Improving the Sensitivity of Backdoor Detectors via Class Subspace Orthogonalization
Guangmingmei Yang 1,2, David J. Miller 1, George Kesidis 1
Published on arXiv
2512.08129
Model Poisoning
OWASP ML Top 10 — ML10
Key Finding
CSO consistently improves the sensitivity of multiple well-known backdoor detectors against subtle and mixed-label attacks, and retains detection capability even against adaptive attacks designed to defeat it.

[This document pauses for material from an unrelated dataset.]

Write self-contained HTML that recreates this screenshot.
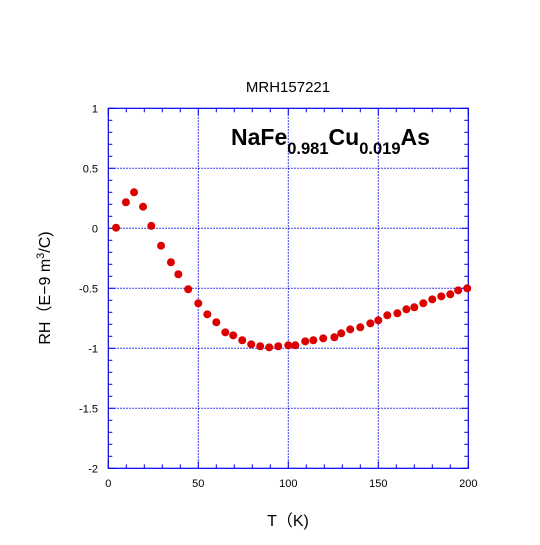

CSO (Class Subspace Orthogonalization)
Novel technique introduced
Most post-training backdoor detection methods rely on attacked models exhibiting extreme outlier detection statistics for the target class of an attack, compared to non-target classes. However, these approaches may fail: (1) when some (non-target) classes are easily discriminable from all others, in which case they may naturally achieve extreme detection statistics (e.g., decision confidence); and (2) when the backdoor is subtle, i.e., with its features weak relative to intrinsic class-discriminative features. A key observation is that the backdoor target class has contributions to its detection statistic from both the backdoor trigger and from its intrinsic features, whereas non-target classes only have contributions from their intrinsic features. To achieve more sensitive detectors, we thus propose to suppress intrinsic features while optimizing the detection statistic for a given class. For non-target classes, such suppression will drastically reduce the achievable statistic, whereas for the target class the (significant) contribution from the backdoor trigger remains. In practice, we formulate a constrained optimization problem, leveraging a small set of clean examples from a given class, and optimizing the detection statistic while orthogonalizing with respect to the class's intrinsic features. We dub this plug-and-play approach Class Subspace Orthogonalization (CSO) and assess it against challenging mixed-label and adaptive attacks.
Key Contributions
- Class Subspace Orthogonalization (CSO): a constrained optimization framework that suppresses intrinsic class features when computing backdoor detection statistics, isolating the backdoor trigger's contribution and improving detector sensitivity
- A novel mixed clean/dirty-label poisoning attack that is more surgical and harder to detect than traditional dirty-label backdoor attacks, used as a challenging evaluation benchmark
- Plug-and-play integration with multiple existing post-training backdoor detectors (e.g., NC, MMBD, UNICORN), with evaluation on CIFAR-10, GTSRB, and TinyImageNet including adaptive attack scenarios
🛡️ Threat Analysis
Paper's primary contribution is a defense against backdoor/trojan attacks — specifically a post-training detection method (CSO) that improves sensitivity of existing backdoor detectors by orthogonalizing out intrinsic class features so that only the backdoor trigger signal remains for the target class.